#### Set problem:
What is needed is an exact copy of the lines from the one containing "Recreate this image" to the one containing "tenacity_b = [15.01, 14.10, 15.17, 14.21, 14.52]", both lines included, and no other lines.

#### Information given:
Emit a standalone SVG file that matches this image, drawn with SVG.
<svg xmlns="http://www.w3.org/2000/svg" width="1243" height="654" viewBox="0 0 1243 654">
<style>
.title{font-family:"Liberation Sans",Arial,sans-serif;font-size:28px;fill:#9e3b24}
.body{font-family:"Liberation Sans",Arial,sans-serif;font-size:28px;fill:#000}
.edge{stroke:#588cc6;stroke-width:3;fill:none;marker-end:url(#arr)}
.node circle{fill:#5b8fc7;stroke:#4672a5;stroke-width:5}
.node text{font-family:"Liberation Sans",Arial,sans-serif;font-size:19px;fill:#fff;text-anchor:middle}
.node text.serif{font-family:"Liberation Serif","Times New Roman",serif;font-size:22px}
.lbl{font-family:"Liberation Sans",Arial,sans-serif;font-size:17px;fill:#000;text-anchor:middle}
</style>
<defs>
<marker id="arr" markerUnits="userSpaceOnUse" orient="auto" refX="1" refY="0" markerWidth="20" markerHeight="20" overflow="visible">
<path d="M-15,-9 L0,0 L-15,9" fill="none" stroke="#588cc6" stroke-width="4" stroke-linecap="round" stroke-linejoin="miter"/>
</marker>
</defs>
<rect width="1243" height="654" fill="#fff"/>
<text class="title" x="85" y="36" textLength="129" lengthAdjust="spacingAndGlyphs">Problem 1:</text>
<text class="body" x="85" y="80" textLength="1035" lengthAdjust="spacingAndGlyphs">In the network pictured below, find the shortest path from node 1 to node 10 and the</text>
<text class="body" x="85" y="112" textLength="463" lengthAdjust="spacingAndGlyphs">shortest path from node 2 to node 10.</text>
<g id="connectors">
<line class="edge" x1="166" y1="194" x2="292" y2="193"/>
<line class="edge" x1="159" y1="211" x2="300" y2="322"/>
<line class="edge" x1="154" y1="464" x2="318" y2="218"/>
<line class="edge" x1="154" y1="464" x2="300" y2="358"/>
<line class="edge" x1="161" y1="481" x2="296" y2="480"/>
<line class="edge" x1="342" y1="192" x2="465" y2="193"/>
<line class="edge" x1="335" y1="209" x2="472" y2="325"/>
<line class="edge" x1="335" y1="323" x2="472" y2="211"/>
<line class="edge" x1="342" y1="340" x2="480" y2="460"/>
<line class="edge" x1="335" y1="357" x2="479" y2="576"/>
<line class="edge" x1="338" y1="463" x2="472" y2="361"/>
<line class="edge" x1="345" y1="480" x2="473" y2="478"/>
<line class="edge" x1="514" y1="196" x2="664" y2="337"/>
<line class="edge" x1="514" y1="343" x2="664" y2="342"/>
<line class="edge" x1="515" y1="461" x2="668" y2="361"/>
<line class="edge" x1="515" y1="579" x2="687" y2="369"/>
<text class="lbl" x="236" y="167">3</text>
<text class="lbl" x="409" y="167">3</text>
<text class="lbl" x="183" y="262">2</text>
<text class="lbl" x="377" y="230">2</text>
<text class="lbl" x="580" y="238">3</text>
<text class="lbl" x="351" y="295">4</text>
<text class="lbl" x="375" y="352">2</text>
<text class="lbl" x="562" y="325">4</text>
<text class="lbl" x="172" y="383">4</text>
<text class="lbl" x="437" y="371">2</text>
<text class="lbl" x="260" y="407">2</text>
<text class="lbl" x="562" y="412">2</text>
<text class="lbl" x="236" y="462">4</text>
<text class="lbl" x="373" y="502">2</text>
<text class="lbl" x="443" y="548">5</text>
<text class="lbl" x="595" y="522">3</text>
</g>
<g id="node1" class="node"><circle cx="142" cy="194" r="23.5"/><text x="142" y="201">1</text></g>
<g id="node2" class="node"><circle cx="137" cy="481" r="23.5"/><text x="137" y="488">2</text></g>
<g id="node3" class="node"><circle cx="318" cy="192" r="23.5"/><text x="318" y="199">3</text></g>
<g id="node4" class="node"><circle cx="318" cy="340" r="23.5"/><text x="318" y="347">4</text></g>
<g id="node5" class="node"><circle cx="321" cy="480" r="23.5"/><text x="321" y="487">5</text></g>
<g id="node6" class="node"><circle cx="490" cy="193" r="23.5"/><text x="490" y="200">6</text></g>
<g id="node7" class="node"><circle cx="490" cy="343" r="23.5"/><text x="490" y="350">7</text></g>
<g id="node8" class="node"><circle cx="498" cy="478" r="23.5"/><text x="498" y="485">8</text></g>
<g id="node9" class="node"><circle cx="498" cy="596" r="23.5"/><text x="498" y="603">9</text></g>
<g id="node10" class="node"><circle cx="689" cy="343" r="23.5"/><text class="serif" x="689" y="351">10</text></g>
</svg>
---
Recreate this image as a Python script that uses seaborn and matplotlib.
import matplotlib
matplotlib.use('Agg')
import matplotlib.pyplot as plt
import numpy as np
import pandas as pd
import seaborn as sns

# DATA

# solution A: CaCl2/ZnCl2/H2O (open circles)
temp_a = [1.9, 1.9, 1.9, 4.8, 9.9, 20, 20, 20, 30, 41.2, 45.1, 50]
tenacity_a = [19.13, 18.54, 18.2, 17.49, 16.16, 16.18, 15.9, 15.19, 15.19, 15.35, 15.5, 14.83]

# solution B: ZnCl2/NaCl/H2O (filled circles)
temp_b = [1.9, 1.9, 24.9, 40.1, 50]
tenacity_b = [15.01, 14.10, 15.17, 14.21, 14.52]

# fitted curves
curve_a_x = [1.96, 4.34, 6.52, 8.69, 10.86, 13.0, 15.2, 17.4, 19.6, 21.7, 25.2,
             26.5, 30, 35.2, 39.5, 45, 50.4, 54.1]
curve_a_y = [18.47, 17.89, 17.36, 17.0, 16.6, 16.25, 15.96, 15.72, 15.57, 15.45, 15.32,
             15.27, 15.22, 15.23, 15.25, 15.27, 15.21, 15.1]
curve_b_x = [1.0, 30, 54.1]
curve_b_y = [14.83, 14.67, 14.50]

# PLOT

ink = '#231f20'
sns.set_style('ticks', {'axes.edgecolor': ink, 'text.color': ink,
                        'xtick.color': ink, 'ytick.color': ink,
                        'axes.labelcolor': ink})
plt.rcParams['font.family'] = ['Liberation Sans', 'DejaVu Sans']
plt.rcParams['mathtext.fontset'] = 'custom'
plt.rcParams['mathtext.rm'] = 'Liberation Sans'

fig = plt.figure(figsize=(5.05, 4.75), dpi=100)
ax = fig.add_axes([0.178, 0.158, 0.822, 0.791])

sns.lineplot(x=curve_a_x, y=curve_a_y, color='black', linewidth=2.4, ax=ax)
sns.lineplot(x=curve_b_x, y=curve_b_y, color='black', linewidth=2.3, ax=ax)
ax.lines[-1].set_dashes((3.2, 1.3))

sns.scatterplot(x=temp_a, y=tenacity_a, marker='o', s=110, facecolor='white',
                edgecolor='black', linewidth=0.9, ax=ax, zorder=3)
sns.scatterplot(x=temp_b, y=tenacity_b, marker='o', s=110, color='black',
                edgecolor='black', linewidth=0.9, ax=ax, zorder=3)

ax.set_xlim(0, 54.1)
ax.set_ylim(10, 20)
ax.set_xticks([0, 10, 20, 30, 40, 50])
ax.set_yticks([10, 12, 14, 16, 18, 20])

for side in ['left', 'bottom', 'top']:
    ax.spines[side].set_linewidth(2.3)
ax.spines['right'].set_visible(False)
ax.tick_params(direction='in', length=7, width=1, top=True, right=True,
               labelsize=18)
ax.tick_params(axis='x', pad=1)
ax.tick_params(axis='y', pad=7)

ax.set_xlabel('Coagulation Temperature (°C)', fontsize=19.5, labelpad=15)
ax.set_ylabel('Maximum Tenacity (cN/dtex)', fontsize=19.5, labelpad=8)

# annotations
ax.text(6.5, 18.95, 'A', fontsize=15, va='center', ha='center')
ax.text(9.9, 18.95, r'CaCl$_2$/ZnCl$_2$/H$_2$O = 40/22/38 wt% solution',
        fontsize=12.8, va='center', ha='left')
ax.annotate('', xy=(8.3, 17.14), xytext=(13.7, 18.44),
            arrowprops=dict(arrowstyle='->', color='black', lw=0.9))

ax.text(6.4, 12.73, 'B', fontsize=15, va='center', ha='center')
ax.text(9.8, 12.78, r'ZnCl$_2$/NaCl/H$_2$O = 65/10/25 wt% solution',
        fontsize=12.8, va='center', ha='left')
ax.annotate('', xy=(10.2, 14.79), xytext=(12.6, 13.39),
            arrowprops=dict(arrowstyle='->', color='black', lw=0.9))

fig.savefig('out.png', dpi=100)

#### The solution:
Recreate this image as a Python script that uses seaborn and matplotlib.
import matplotlib
matplotlib.use('Agg')
import matplotlib.pyplot as plt
import numpy as np
import pandas as pd
import seaborn as sns

# DATA

# solution A: CaCl2/ZnCl2/H2O (open circles)
temp_a = [1.9, 1.9, 1.9, 4.8, 9.9, 20, 20, 20, 30, 41.2, 45.1, 50]
tenacity_a = [19.13, 18.54, 18.2, 17.49, 16.16, 16.18, 15.9, 15.19, 15.19, 15.35, 15.5, 14.83]

# solution B: ZnCl2/NaCl/H2O (filled circles)
temp_b = [1.9, 1.9, 24.9, 40.1, 50]
tenacity_b = [15.01, 14.10, 15.17, 14.21, 14.52]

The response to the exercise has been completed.